--- START OF Given records ---

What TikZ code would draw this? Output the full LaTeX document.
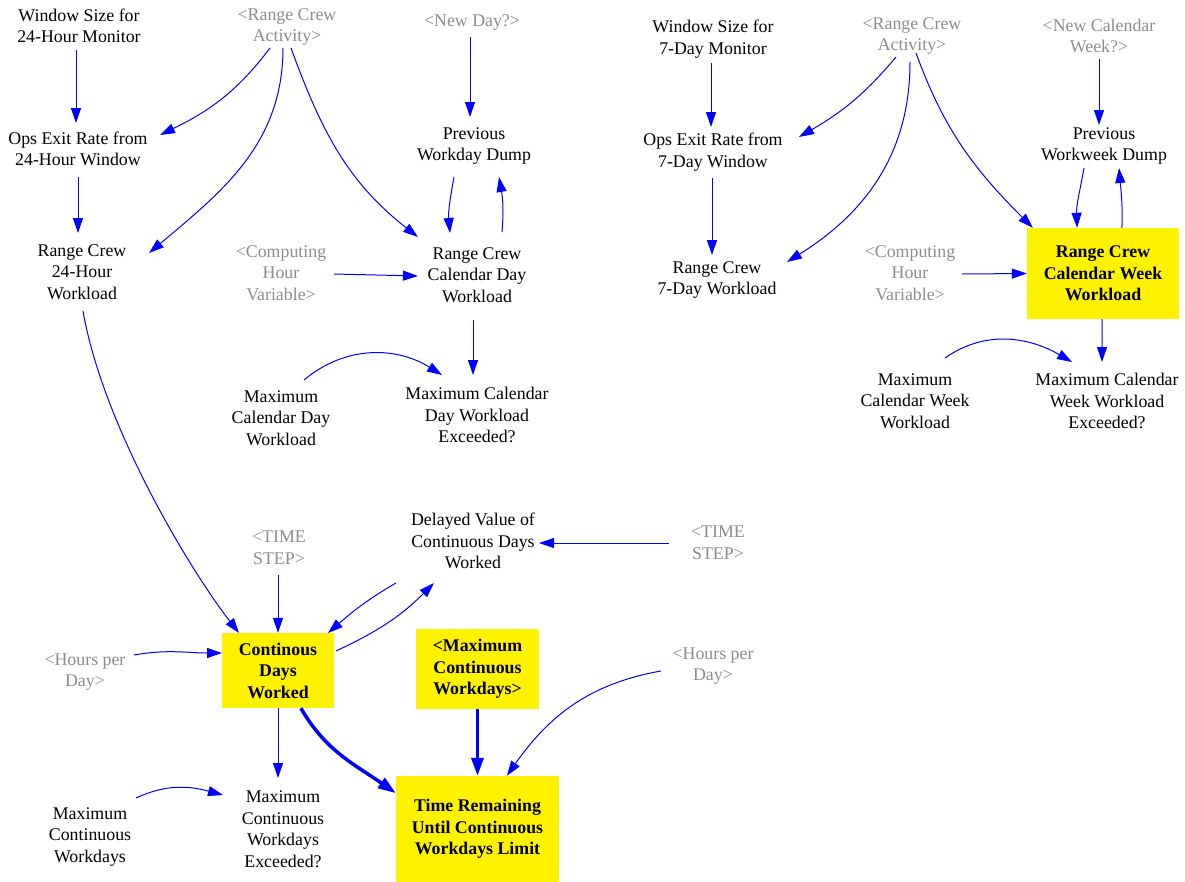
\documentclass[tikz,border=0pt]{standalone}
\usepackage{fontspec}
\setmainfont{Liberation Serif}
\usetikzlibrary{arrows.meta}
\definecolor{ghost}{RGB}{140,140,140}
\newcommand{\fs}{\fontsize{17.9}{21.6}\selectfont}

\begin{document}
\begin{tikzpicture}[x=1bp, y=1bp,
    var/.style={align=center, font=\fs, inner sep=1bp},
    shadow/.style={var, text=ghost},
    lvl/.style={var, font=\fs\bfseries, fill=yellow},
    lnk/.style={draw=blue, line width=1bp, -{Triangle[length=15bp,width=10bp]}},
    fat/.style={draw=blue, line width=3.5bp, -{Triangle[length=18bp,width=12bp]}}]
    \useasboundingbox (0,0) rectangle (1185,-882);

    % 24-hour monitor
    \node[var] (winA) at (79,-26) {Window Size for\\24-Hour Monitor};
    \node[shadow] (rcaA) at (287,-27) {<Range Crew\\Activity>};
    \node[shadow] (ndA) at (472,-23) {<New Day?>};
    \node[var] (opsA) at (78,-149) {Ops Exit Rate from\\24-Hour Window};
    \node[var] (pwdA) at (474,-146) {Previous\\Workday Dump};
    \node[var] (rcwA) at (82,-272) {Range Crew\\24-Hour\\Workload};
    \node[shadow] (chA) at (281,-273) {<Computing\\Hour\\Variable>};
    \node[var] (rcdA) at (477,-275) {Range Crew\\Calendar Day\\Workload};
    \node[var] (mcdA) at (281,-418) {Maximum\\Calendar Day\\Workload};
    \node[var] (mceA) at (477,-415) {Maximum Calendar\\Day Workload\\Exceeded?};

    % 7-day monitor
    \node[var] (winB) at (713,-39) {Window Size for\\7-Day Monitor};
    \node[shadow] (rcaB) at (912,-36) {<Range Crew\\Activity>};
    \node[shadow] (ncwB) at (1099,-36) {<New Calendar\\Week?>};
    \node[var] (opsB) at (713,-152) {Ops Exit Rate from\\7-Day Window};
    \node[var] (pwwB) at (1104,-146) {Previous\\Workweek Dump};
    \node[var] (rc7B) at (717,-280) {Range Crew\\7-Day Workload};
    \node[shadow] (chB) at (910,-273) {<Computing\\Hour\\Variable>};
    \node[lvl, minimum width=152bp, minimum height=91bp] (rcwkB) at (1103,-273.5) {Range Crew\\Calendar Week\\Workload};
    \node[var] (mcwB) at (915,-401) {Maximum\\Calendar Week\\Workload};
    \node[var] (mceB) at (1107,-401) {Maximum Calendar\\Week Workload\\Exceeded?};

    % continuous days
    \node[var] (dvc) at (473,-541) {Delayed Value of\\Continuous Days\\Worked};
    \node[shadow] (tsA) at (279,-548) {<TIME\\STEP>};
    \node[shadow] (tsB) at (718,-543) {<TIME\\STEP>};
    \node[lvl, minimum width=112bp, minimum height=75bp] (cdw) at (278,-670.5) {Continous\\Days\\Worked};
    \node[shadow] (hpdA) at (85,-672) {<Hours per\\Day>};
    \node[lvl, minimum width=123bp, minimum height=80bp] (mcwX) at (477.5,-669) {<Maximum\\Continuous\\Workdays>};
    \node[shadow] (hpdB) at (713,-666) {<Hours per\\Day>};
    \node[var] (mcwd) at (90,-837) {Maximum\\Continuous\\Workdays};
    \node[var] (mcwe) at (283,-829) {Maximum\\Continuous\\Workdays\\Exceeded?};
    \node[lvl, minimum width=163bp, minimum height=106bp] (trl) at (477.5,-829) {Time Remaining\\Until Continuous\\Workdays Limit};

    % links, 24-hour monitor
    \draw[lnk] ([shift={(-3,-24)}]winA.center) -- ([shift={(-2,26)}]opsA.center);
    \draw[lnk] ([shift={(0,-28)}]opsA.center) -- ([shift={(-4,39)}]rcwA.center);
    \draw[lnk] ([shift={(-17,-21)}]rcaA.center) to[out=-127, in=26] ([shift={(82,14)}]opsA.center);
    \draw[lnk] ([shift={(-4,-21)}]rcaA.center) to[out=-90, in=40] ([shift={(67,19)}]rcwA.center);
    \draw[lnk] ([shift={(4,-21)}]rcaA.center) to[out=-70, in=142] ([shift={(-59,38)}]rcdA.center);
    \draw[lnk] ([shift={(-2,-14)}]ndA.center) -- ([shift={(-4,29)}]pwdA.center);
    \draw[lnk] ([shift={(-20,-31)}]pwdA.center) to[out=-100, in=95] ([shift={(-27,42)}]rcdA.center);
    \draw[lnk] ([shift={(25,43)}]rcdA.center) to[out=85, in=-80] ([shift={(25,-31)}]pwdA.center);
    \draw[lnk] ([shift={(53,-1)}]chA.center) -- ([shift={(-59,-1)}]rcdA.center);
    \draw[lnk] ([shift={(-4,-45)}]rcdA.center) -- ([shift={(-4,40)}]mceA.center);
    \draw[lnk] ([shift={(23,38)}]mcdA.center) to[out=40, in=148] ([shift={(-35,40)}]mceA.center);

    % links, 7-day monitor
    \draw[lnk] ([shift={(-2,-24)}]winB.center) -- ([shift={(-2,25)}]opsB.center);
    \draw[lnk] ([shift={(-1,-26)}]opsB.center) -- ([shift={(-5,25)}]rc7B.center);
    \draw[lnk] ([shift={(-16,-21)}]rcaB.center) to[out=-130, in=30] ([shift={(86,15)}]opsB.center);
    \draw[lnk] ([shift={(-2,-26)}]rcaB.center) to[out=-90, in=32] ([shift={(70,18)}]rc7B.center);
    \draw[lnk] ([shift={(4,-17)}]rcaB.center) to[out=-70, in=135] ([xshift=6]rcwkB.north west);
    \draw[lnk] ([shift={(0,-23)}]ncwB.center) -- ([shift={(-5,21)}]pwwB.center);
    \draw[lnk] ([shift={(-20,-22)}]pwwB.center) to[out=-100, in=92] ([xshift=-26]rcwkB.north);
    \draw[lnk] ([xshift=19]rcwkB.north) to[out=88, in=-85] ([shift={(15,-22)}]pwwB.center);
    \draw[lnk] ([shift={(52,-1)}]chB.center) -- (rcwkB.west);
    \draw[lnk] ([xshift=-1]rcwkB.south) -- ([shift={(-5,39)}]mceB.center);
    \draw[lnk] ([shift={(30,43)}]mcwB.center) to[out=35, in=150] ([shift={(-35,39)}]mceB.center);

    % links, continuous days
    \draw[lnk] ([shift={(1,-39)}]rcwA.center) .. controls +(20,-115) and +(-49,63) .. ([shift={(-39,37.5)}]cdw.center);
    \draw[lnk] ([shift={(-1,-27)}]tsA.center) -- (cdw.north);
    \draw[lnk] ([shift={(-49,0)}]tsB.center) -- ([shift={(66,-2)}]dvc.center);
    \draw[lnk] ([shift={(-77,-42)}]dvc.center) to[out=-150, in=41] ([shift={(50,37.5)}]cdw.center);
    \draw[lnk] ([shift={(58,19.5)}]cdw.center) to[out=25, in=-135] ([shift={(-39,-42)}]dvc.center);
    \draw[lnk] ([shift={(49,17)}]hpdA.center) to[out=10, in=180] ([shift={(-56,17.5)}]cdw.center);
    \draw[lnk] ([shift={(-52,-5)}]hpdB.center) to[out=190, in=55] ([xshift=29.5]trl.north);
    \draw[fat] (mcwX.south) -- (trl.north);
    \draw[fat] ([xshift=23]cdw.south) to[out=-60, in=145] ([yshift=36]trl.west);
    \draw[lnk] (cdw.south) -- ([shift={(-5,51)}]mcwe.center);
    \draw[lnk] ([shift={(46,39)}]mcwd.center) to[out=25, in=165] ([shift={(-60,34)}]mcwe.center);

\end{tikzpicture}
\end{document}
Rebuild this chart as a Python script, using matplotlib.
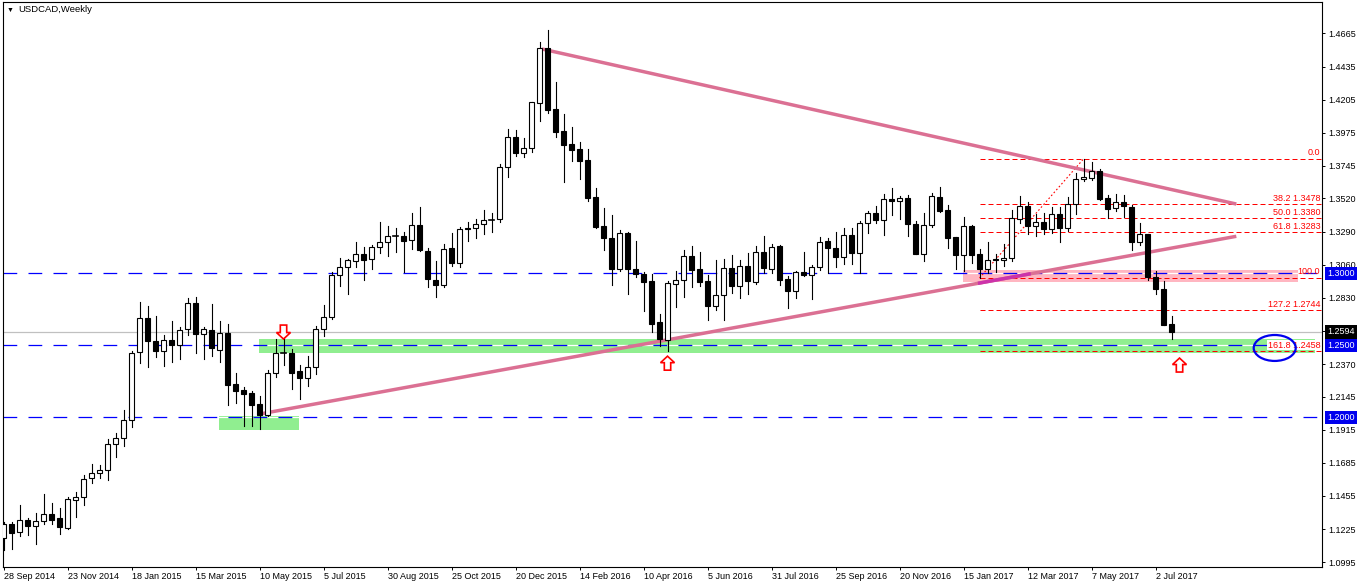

--- END OF Given records ---

--- Directions ---
Retype everything in the material word for word, minus pictures.

--- Task output ---
What TikZ code would draw this? Output the full LaTeX document.
\documentclass[tikz,border=0pt]{standalone}
\usepackage{fontspec}
\setmainfont{Liberation Serif}
\usetikzlibrary{arrows.meta}
\definecolor{ghost}{RGB}{140,140,140}
\newcommand{\fs}{\fontsize{17.9}{21.6}\selectfont}

\begin{document}
\begin{tikzpicture}[x=1bp, y=1bp,
    var/.style={align=center, font=\fs, inner sep=1bp},
    shadow/.style={var, text=ghost},
    lvl/.style={var, font=\fs\bfseries, fill=yellow},
    lnk/.style={draw=blue, line width=1bp, -{Triangle[length=15bp,width=10bp]}},
    fat/.style={draw=blue, line width=3.5bp, -{Triangle[length=18bp,width=12bp]}}]
    \useasboundingbox (0,0) rectangle (1185,-882);

    % 24-hour monitor
    \node[var] (winA) at (79,-26) {Window Size for\\24-Hour Monitor};
    \node[shadow] (rcaA) at (287,-27) {<Range Crew\\Activity>};
    \node[shadow] (ndA) at (472,-23) {<New Day?>};
    \node[var] (opsA) at (78,-149) {Ops Exit Rate from\\24-Hour Window};
    \node[var] (pwdA) at (474,-146) {Previous\\Workday Dump};
    \node[var] (rcwA) at (82,-272) {Range Crew\\24-Hour\\Workload};
    \node[shadow] (chA) at (281,-273) {<Computing\\Hour\\Variable>};
    \node[var] (rcdA) at (477,-275) {Range Crew\\Calendar Day\\Workload};
    \node[var] (mcdA) at (281,-418) {Maximum\\Calendar Day\\Workload};
    \node[var] (mceA) at (477,-415) {Maximum Calendar\\Day Workload\\Exceeded?};

    % 7-day monitor
    \node[var] (winB) at (713,-39) {Window Size for\\7-Day Monitor};
    \node[shadow] (rcaB) at (912,-36) {<Range Crew\\Activity>};
    \node[shadow] (ncwB) at (1099,-36) {<New Calendar\\Week?>};
    \node[var] (opsB) at (713,-152) {Ops Exit Rate from\\7-Day Window};
    \node[var] (pwwB) at (1104,-146) {Previous\\Workweek Dump};
    \node[var] (rc7B) at (717,-280) {Range Crew\\7-Day Workload};
    \node[shadow] (chB) at (910,-273) {<Computing\\Hour\\Variable>};
    \node[lvl, minimum width=152bp, minimum height=91bp] (rcwkB) at (1103,-273.5) {Range Crew\\Calendar Week\\Workload};
    \node[var] (mcwB) at (915,-401) {Maximum\\Calendar Week\\Workload};
    \node[var] (mceB) at (1107,-401) {Maximum Calendar\\Week Workload\\Exceeded?};

    % continuous days
    \node[var] (dvc) at (473,-541) {Delayed Value of\\Continuous Days\\Worked};
    \node[shadow] (tsA) at (279,-548) {<TIME\\STEP>};
    \node[shadow] (tsB) at (718,-543) {<TIME\\STEP>};
    \node[lvl, minimum width=112bp, minimum height=75bp] (cdw) at (278,-670.5) {Continous\\Days\\Worked};
    \node[shadow] (hpdA) at (85,-672) {<Hours per\\Day>};
    \node[lvl, minimum width=123bp, minimum height=80bp] (mcwX) at (477.5,-669) {<Maximum\\Continuous\\Workdays>};
    \node[shadow] (hpdB) at (713,-666) {<Hours per\\Day>};
    \node[var] (mcwd) at (90,-837) {Maximum\\Continuous\\Workdays};
    \node[var] (mcwe) at (283,-829) {Maximum\\Continuous\\Workdays\\Exceeded?};
    \node[lvl, minimum width=163bp, minimum height=106bp] (trl) at (477.5,-829) {Time Remaining\\Until Continuous\\Workdays Limit};

    % links, 24-hour monitor
    \draw[lnk] ([shift={(-3,-24)}]winA.center) -- ([shift={(-2,26)}]opsA.center);
    \draw[lnk] ([shift={(0,-28)}]opsA.center) -- ([shift={(-4,39)}]rcwA.center);
    \draw[lnk] ([shift={(-17,-21)}]rcaA.center) to[out=-127, in=26] ([shift={(82,14)}]opsA.center);
    \draw[lnk] ([shift={(-4,-21)}]rcaA.center) to[out=-90, in=40] ([shift={(67,19)}]rcwA.center);
    \draw[lnk] ([shift={(4,-21)}]rcaA.center) to[out=-70, in=142] ([shift={(-59,38)}]rcdA.center);
    \draw[lnk] ([shift={(-2,-14)}]ndA.center) -- ([shift={(-4,29)}]pwdA.center);
    \draw[lnk] ([shift={(-20,-31)}]pwdA.center) to[out=-100, in=95] ([shift={(-27,42)}]rcdA.center);
    \draw[lnk] ([shift={(25,43)}]rcdA.center) to[out=85, in=-80] ([shift={(25,-31)}]pwdA.center);
    \draw[lnk] ([shift={(53,-1)}]chA.center) -- ([shift={(-59,-1)}]rcdA.center);
    \draw[lnk] ([shift={(-4,-45)}]rcdA.center) -- ([shift={(-4,40)}]mceA.center);
    \draw[lnk] ([shift={(23,38)}]mcdA.center) to[out=40, in=148] ([shift={(-35,40)}]mceA.center);

    % links, 7-day monitor
    \draw[lnk] ([shift={(-2,-24)}]winB.center) -- ([shift={(-2,25)}]opsB.center);
    \draw[lnk] ([shift={(-1,-26)}]opsB.center) -- ([shift={(-5,25)}]rc7B.center);
    \draw[lnk] ([shift={(-16,-21)}]rcaB.center) to[out=-130, in=30] ([shift={(86,15)}]opsB.center);
    \draw[lnk] ([shift={(-2,-26)}]rcaB.center) to[out=-90, in=32] ([shift={(70,18)}]rc7B.center);
    \draw[lnk] ([shift={(4,-17)}]rcaB.center) to[out=-70, in=135] ([xshift=6]rcwkB.north west);
    \draw[lnk] ([shift={(0,-23)}]ncwB.center) -- ([shift={(-5,21)}]pwwB.center);
    \draw[lnk] ([shift={(-20,-22)}]pwwB.center) to[out=-100, in=92] ([xshift=-26]rcwkB.north);
    \draw[lnk] ([xshift=19]rcwkB.north) to[out=88, in=-85] ([shift={(15,-22)}]pwwB.center);
    \draw[lnk] ([shift={(52,-1)}]chB.center) -- (rcwkB.west);
    \draw[lnk] ([xshift=-1]rcwkB.south) -- ([shift={(-5,39)}]mceB.center);
    \draw[lnk] ([shift={(30,43)}]mcwB.center) to[out=35, in=150] ([shift={(-35,39)}]mceB.center);

    % links, continuous days
    \draw[lnk] ([shift={(1,-39)}]rcwA.center) .. controls +(20,-115) and +(-49,63) .. ([shift={(-39,37.5)}]cdw.center);
    \draw[lnk] ([shift={(-1,-27)}]tsA.center) -- (cdw.north);
    \draw[lnk] ([shift={(-49,0)}]tsB.center) -- ([shift={(66,-2)}]dvc.center);
    \draw[lnk] ([shift={(-77,-42)}]dvc.center) to[out=-150, in=41] ([shift={(50,37.5)}]cdw.center);
    \draw[lnk] ([shift={(58,19.5)}]cdw.center) to[out=25, in=-135] ([shift={(-39,-42)}]dvc.center);
    \draw[lnk] ([shift={(49,17)}]hpdA.center) to[out=10, in=180] ([shift={(-56,17.5)}]cdw.center);
    \draw[lnk] ([shift={(-52,-5)}]hpdB.center) to[out=190, in=55] ([xshift=29.5]trl.north);
    \draw[fat] (mcwX.south) -- (trl.north);
    \draw[fat] ([xshift=23]cdw.south) to[out=-60, in=145] ([yshift=36]trl.west);
    \draw[lnk] (cdw.south) -- ([shift={(-5,51)}]mcwe.center);
    \draw[lnk] ([shift={(46,39)}]mcwd.center) to[out=25, in=165] ([shift={(-60,34)}]mcwe.center);

\end{tikzpicture}
\end{document}
Rebuild this chart as a Python script, using matplotlib.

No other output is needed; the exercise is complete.